## The task
Pick out every line in the data below that holds "diagram".

## Data to process
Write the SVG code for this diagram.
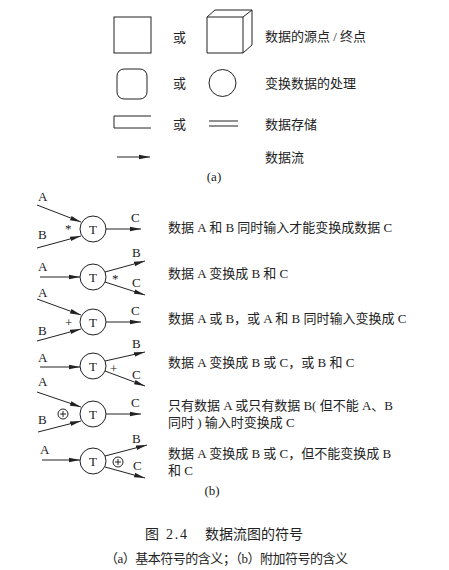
<svg xmlns="http://www.w3.org/2000/svg" width="449" height="570" viewBox="0 0 449 570">
<style>
.s{fill:none;stroke:#222;stroke-width:1}
.t{font-family:"Liberation Serif","Noto Sans CJK SC",serif;font-size:13px;fill:#222}
.l{font-family:"Liberation Serif",serif;font-size:13px;fill:#222}
.m{text-anchor:middle}
.a{fill:none;stroke:#222;stroke-width:1;marker-end:url(#ah)}
</style>
<defs>
<marker id="ah" markerUnits="userSpaceOnUse" markerWidth="11" markerHeight="6" refX="11" refY="3" orient="auto">
<path d="M0,0.7 L11,3 L0,5.3 Z" fill="#222"/>
</marker>
</defs>
<rect width="449" height="570" fill="#fff"/>
<!-- part (a) -->
<g id="a-source">
<rect class="s" x="114" y="17" width="37" height="36"/>
<text class="t" x="173" y="42">或</text>
<path class="s" d="M207,17 H243 V53 H207 Z M207,17 L215,10 H252 V45 L243,53 M243,17 L252,10"/>
<text class="t" x="265" y="41">数据的源点 / 终点</text>
</g>
<g id="a-process">
<rect class="s" x="117" y="69" width="30" height="30" rx="7"/>
<text class="t" x="173" y="88">或</text>
<circle class="s" cx="222.5" cy="83" r="13.5"/>
<text class="t" x="265" y="88">变换数据的处理</text>
</g>
<g id="a-store">
<path class="s" d="M151,116 H114 V128 H151"/>
<text class="t" x="173" y="129">或</text>
<path class="s" d="M209,121 H238 M209,126 H238"/>
<text class="t" x="265" y="129">数据存储</text>
</g>
<g id="a-flow">
<line class="a" x1="117" y1="157" x2="150" y2="157"/>
<text class="t" x="265" y="162">数据流</text>
</g>
<text class="l m" x="214" y="181">(a)</text>
<!-- part (b) nodes -->
<g id="r1">
<circle class="s" cx="93" cy="229" r="13"/>
<text class="l m" x="93" y="233.5">T</text>
<text class="l" x="38" y="201">A</text>
<text class="l" x="38" y="239">B</text>
<text class="l" x="65" y="233">*</text>
<text class="l" x="131" y="222">C</text>
<text class="t" x="168" y="232">数据 A 和 B 同时输入才能变换成数据 C</text>
</g>
<g id="r2">
<circle class="s" cx="93" cy="277" r="13"/>
<text class="l m" x="93" y="281.5">T</text>
<text class="l" x="38" y="271">A</text>
<text class="l" x="112" y="283">*</text>
<text class="l" x="132" y="257">B</text>
<text class="l" x="132" y="287">C</text>
<text class="t" x="168" y="278">数据 A 变换成 B 和 C</text>
</g>
<g id="r3">
<circle class="s" cx="93" cy="322" r="13"/>
<text class="l m" x="93" y="326.5">T</text>
<text class="l" x="38" y="297">A</text>
<text class="l" x="38" y="335">B</text>
<text class="l" x="65" y="327">+</text>
<text class="l" x="131" y="315">C</text>
<text class="t" x="168" y="323">数据 A 或 B，或 A 和 B 同时输入变换成 C</text>
</g>
<g id="r4">
<circle class="s" cx="93" cy="366" r="13"/>
<text class="l m" x="93" y="370.5">T</text>
<text class="l" x="38" y="362">A</text>
<text class="l" x="110" y="373">+</text>
<text class="l" x="132" y="348">B</text>
<text class="l" x="132" y="379">C</text>
<text class="t" x="168" y="367">数据 A 变换成 B 或 C，或 B 和 C</text>
</g>
<g id="r5">
<circle class="s" cx="93" cy="414" r="13"/>
<text class="l m" x="93" y="418.5">T</text>
<text class="l" x="38" y="386">A</text>
<text class="l" x="38" y="424">B</text>
<circle class="s" cx="63" cy="414" r="5"/>
<path class="s" d="M60,414 H66 M63,411 V417"/>
<text class="l" x="131" y="407">C</text>
<text class="t" x="168" y="410">只有数据 A 或只有数据 B( 但不能 A、B</text>
<text class="t" x="168" y="427">同时 ) 输入时变换成 C</text>
</g>
<g id="r6">
<circle class="s" cx="93" cy="461" r="13"/>
<text class="l m" x="93" y="465.5">T</text>
<text class="l" x="40" y="454">A</text>
<circle class="s" cx="118" cy="462" r="5"/>
<path class="s" d="M115,462 H121 M118,459 V465"/>
<text class="l" x="132" y="443">B</text>
<text class="l" x="133" y="470">C</text>
<text class="t" x="168" y="458">数据 A 变换成 B 或 C，但不能变换成 B</text>
<text class="t" x="168" y="475">和 C</text>
</g>
<!-- connectors -->
<g id="connectors">
<line class="a" x1="37" y1="205" x2="81" y2="222"/>
<line class="a" x1="37" y1="248" x2="81" y2="236"/>
<line class="a" x1="106" y1="229" x2="141" y2="229"/>
<line class="a" x1="40" y1="277" x2="80" y2="277"/>
<line class="a" x1="105" y1="272" x2="145" y2="261"/>
<line class="a" x1="105" y1="282" x2="145" y2="295"/>
<line class="a" x1="37" y1="299" x2="81" y2="315"/>
<line class="a" x1="37" y1="341" x2="81" y2="329"/>
<line class="a" x1="106" y1="322" x2="141" y2="322"/>
<line class="a" x1="40" y1="367" x2="80" y2="367"/>
<line class="a" x1="105" y1="361" x2="145" y2="352"/>
<line class="a" x1="105" y1="371" x2="145" y2="386"/>
<line class="a" x1="37" y1="392" x2="81" y2="407"/>
<line class="a" x1="38" y1="432" x2="81" y2="421"/>
<line class="a" x1="106" y1="414" x2="141" y2="414"/>
<line class="a" x1="42" y1="460" x2="80" y2="460"/>
<line class="a" x1="105" y1="456" x2="147" y2="445"/>
<line class="a" x1="105" y1="467" x2="145" y2="478"/>
</g>
<text class="l m" x="212" y="495">(b)</text>
<text class="t" x="145" y="539" style="font-size:14px" textLength="42">图 2.4</text>
<text class="t" x="205" y="539" style="font-size:14px" textLength="98">数据流图的符号</text>
<text class="t" x="105" y="563" style="font-size:13px" textLength="243">（a）基本符号的含义；（b）附加符号的含义</text>
</svg>
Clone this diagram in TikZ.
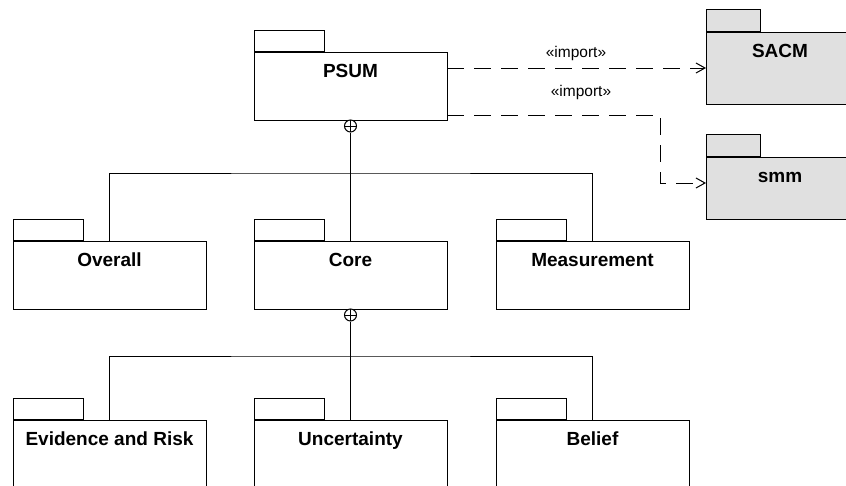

## Exercise response
Write the SVG code for this diagram.
Clone this diagram in TikZ.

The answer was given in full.